Money Market USD and EUR flows are ahead YTD, as with Q2. However, Money Market GBP outflows over May and June have seen these funds drop out of the table YTD. Similarly, the cooling of enthusiasm for Equity Europe as an alternative to the US market has also seen their flows subside. The classification’s ranking was in Q1, it drops out for Q2 and is ranked eighth over H1, after Equity Global. While in Q1 Article 8 and 9 flows were €6.83bn (46% of flows to the classification), in H1 they were €7.31bn and 33% of Equity Europe flows.

Equity Global conventional flows were €63.32bn over H1, while Article 8 funds took €7.07bn, and their Article 9 peers saw outflows of €3.02bn.

 

Money Market Funds seem to have taken equites’ role as the sustainable asset class of choice so far this year. Why this should be, I confess to having no clear idea, so anyone that does, please drop me a line.

 

Largest Negative flows

Chart 9: Largest Negative Article 8 & 9 Flows by LSEG Lipper Global Classification,
Q2 2025 (€bn) Versus Conventional Equivalents

Source: LSEG Lipper

 

Equity US funds saw the largest Article 8 and 9 outflows (-€8.88bn) despite strong inflows for conventional funds in this classification (€13.32bn).

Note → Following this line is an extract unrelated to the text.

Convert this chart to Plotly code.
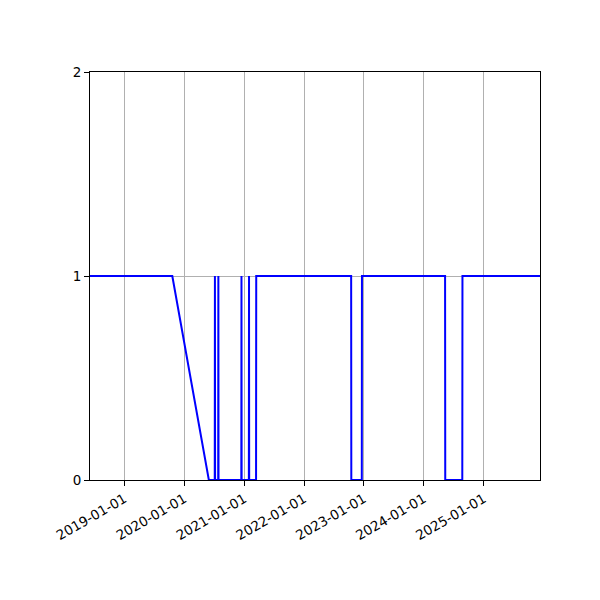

Investors have expressed their nervousness over the US market by exiting Equity US Small & Mid Cap funds, rather than their large-cap equivalents, and €2.56bn of this (47%) has been from Article 8 and 9 funds.

In charts 7 and 8, we saw the popularity of USD and EUR MMFs. What’s less clear is why MMF GBP and Global funds have reversed their Q1 trend overall, and have done this largely through the medium of Article 8 and 9 funds.

While Equity Sector Information Tech recovered over Q2, there were net redemptions over the period, with €1.84bn from Article 8 and 9 funds, though their conventional peers saw inflows of €871m.

 

Chart 10: Largest Negative Article 8 & 9 Flows by LSEG Lipper Global Classification, YTD 2025 (€bn) Vs Conventional Equivalents

Source: LSEG Lipper

 

A similar situation to Q2 over H1, as Equity US Article 8 and 9 funds suffered outflows of €11.56bn. Mixed Asset GBP Flexible funds saw the second-largest Article 8 and 9 outflows (-€3.99bn), with their conventional equivalents seeing redemptions of a broadly similar size (-€3.17bn), followed by Bond USD (-€3.51bn versus €690m for conventional funds).

The figures for Equity US Small & Mid Cap, of a similar magnitude to Q2, indicate that this exodus has been largely in Q2.

The €1.52bn outflows from Equity Europe ex UK, largely from Article 8 funds but with €137m of outflows from conventional equivalents, suggest that UK investors are both sceptical over H2 as to the merits of the European equity alternative to the US, although Q2 figures indicate €1.93bn flows to conventional flows in the classification, but with €545m of redemptions from Article 8 and 9 peers.